Intuitively, if $p_1\geq p_2$, the difference should be positive. On the other hand, if $p_1<p_2$, then it should be negative.
To show this, my approach is as follows.
\begin{align} P[X_1\geq X_2|n+1]=&P[X_1> X_2|n]*1+P[X_1=X_2|n]*(1-p_2)\\ =&P[X_1> X_2|n]+P[X_1=X_2|n]-p_2P[X_1= X_2|n]\\ =&P[X_1\geq X_2|n]-p_2P[X_1= X_2|n].\\ \end{align} In the first line, if $X_1>X_2$ with a sample size $n$, $X_1\geq X_2$ should always holds with one additional sample. However, if $X_1=X_2$ with $n$ samples, $X_1< X_2$ happens with probability $p_2$.

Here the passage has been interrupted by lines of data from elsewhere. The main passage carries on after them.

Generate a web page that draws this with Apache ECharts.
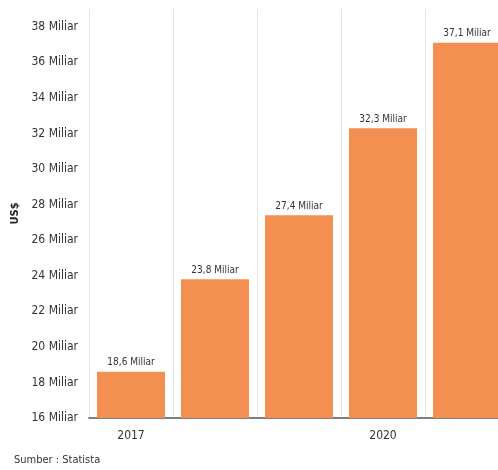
<!DOCTYPE html>
<html>
<head>
    <meta charset="UTF-8">
    <title>US$ Miliar</title>
    <script src="https://cdn.jsdelivr.net/npm/echarts/dist/echarts.min.js"></script>
    <style>
        html, body { margin: 0; padding: 0; background: #fff; }
        #main { width: 498px; height: 470px; }
    </style>
</head>
<body>
    <div id="main"></div>
    <script type="text/javascript">
        var years = ['2017', '2018', '2019', '2020', '2021'];
        var values = [18.6, 23.8, 27.4, 32.3, 37.1];
        var labelFont = '"Liberation Sans Narrow", "DejaVu Sans Condensed", sans-serif';

        var myChart = echarts.init(document.getElementById('main'));

        var option = {
            animation: false,
            textStyle: { fontFamily: labelFont },
            // the plot runs past the right edge of the picture, so the grid is wider than the canvas
            grid: { left: 89, width: 420, top: 9, bottom: 52, outerBoundsMode: 'none' },
            graphic: [{
                type: 'text',
                left: 14,
                top: 455,
                style: { text: 'Sumber : Statista', fill: '#333', font: '11px ' + labelFont }
            }],
            xAxis: {
                type: 'category',
                data: years,
                axisLine: { lineStyle: { color: '#808080', width: 2 } },
                axisTick: { alignWithLabel: true, interval: 2, length: 6, lineStyle: { color: '#444' } },
                axisLabel: { interval: 2, color: '#333', fontSize: 12, margin: 12 },
                splitLine: { show: true, interval: 0, lineStyle: { color: '#e3e3e3' } }
            },
            yAxis: {
                type: 'value',
                min: 16,
                max: 39,
                interval: 2,
                name: 'US$',
                nameLocation: 'middle',
                nameGap: 50,
                nameTextStyle: { fontWeight: 'bold', fontSize: 11, color: '#222' },
                axisLine: { show: false },
                axisTick: { show: false },
                splitLine: { show: false },
                axisLabel: {
                    color: '#333',
                    fontSize: 12,
                    margin: 11,
                    showMaxLabel: false,
                    formatter: function (v) { return v % 2 === 0 ? v + ' Miliar' : ''; }
                }
            },
            series: [{
                type: 'bar',
                data: values,
                barCategoryGap: '19%',
                itemStyle: { color: '#F38F51' },
                label: {
                    show: true,
                    position: 'top',
                    distance: 4,
                    color: '#333',
                    fontSize: 10,
                    formatter: function (p) { return String(p.value).replace('.', ',') + ' Miliar'; }
                }
            }]
        };

        myChart.setOption(option);
    </script>
</body>
</html>
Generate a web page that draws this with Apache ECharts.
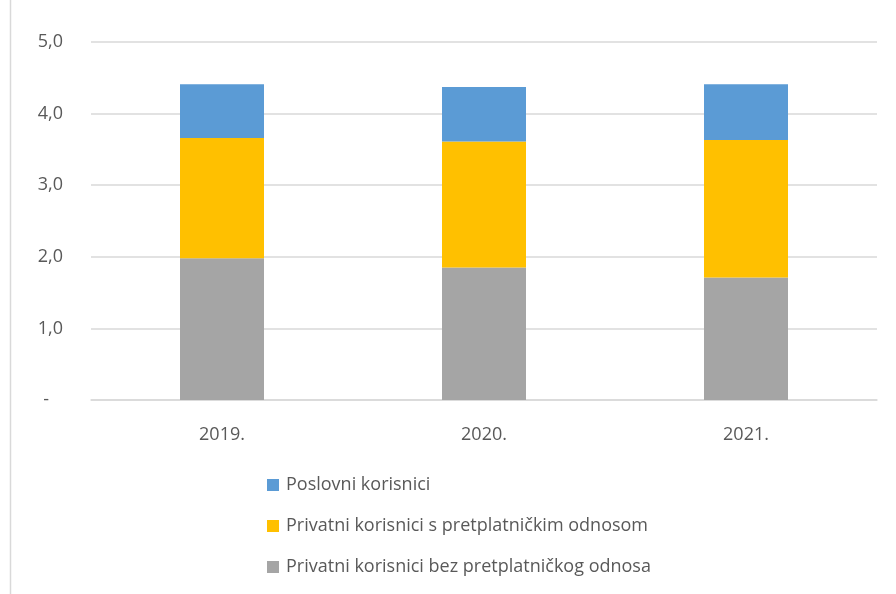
<!DOCTYPE html>
<html>
<head>
<meta charset="utf-8">
<script src="https://cdn.jsdelivr.net/npm/echarts@6/dist/echarts.min.js"></script>
<style>
  html, body { margin: 0; padding: 0; background: #fff; }
  #chart { width: 896px; height: 594px; }
</style>
</head>
<body>
<div id="chart"></div>
<script>
// godine
const categories = ['2019.', '2020.', '2021.']
// nazivi serija
const seriesNames = [
  'Privatni korisnici bez pretplatničkog odnosa',
  'Privatni korisnici s pretplatničkim odnosom',
  'Poslovni korisnici',
]
// vrijednosti (redom od dna stupca prema vrhu)
const bezPretplate = [1.98, 1.85, 1.71]
const sPretplatom = [1.68, 1.76, 1.92]
const poslovni = [0.75, 0.76, 0.78]
const yTicks = [0, 1, 2, 3, 4, 5]

const colors = ['#A5A5A5', '#FFC000', '#5B9BD5']
const values = [bezPretplate, sPretplatom, poslovni]
const fontFamily = 'Open Sans, sans-serif'

const chart = echarts.init(document.getElementById('chart'))

chart.setOption({
  animation: false,
  textStyle: { fontFamily },
  grid: {
    left: 91,
    right: 19,
    top: 42,
    bottom: 194,
  },
  // lijevi rub okvira
  graphic: [
    {
      type: 'line',
      shape: { x1: 10.5, y1: 0, x2: 10.5, y2: 594 },
      style: { stroke: '#d9d9d9', lineWidth: 1.5 },
    },
  ],
  legend: {
    orient: 'vertical',
    left: 262,
    top: 471,
    icon: 'rect',
    itemWidth: 12,
    itemHeight: 12,
    itemGap: 23,
    data: [seriesNames[2], seriesNames[1], seriesNames[0]],
    textStyle: { color: '#595959', fontSize: 18, fontFamily, padding: [0, 0, 0, 2] },
  },
  xAxis: {
    type: 'category',
    data: categories,
    axisLine: { lineStyle: { color: '#d9d9d9', width: 1.5 } },
    axisTick: { show: false },
    axisLabel: { color: '#595959', fontSize: 18, margin: 26 },
  },
  yAxis: {
    type: 'value',
    min: yTicks[0],
    max: yTicks[yTicks.length - 1],
    interval: 1,
    axisLine: { show: false },
    axisTick: { show: false },
    splitLine: { lineStyle: { color: '#d9d9d9', width: 1.5 } },
    axisLabel: {
      color: '#595959',
      fontSize: 18,
      margin: 28,
      formatter: v => (v === 0 ? '-   ' : v.toFixed(1).replace('.', ',')),
    },
  },
  series: values.map((data, i) => ({
    name: seriesNames[i],
    type: 'bar',
    stack: 'ukupno',
    data,
    barWidth: 84,
    itemStyle: { color: colors[i] },
  })),
})
</script>
</body>
</html>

So, I have $$P[X_1\geq X_2|n+1]-P[X_1\geq X_2|n]=-p_2P[X_1= X_2|n]??$$
I can't belive the probability monotonically decreases in the sample size $n$.. Can anyone spot what are my mistakes in the reasoning?
You have missed including the case where after $n$ trials, $X_1=X_2-1$ and with probability $p_1$ after $n+1$ trails $X_1=X_2$.